Sentir que la vida se desvanece desde tus entrañas mientras no puedes detenerlo.
Mantenerte en horizontal como si de la gravedad dependiese, intentar cerrar las piernas desesperadamente mientras aprietas fuerte los ojos para que no se vaya, para que no se te escape.
Dejar correr las lágrimas mientras sacas un pie de la cama, sabiendo que esta vez, esta vez sí se irá.
Retrasar, atormentada, las visitas al baño, mientras te esconces bajo las sábanas, en la paz de la oscuridad.
No hay consuelo, no hay palabras, no hay gestos que calmen la perdida, tan solo el silencio.
El tiempo se detiene para recordarte que la vida es un cúmulo de experiencias, de las que aprender, de las que salir más fuerte.
Que cada una de ellas son únicas y personales, que nadie sufrirá lo que tu sientes en ese momento, en ese instante, en el que te sientes más sola y vacía que nunca.

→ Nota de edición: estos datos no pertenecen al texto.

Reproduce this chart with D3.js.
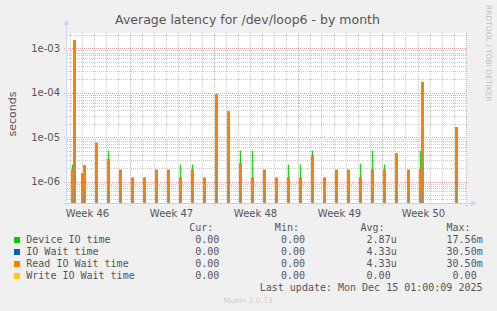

Buscas respuestas y no consuelos, solo te importa el por qué y no los testimonios.
En tu cuerpo deshabitado desaparece la ilusión, el deseo y dan paso a la inexplicable desconfianza.
Es curioso como la maternidad continúa fascinándome en todas sus versiones, en las buenas y en las peores, como el amor de una madre sigue demostrándome que no existe amor igual y como la fortaleza de las mujeres sigue asombrándome en cada reto que se nos presenta.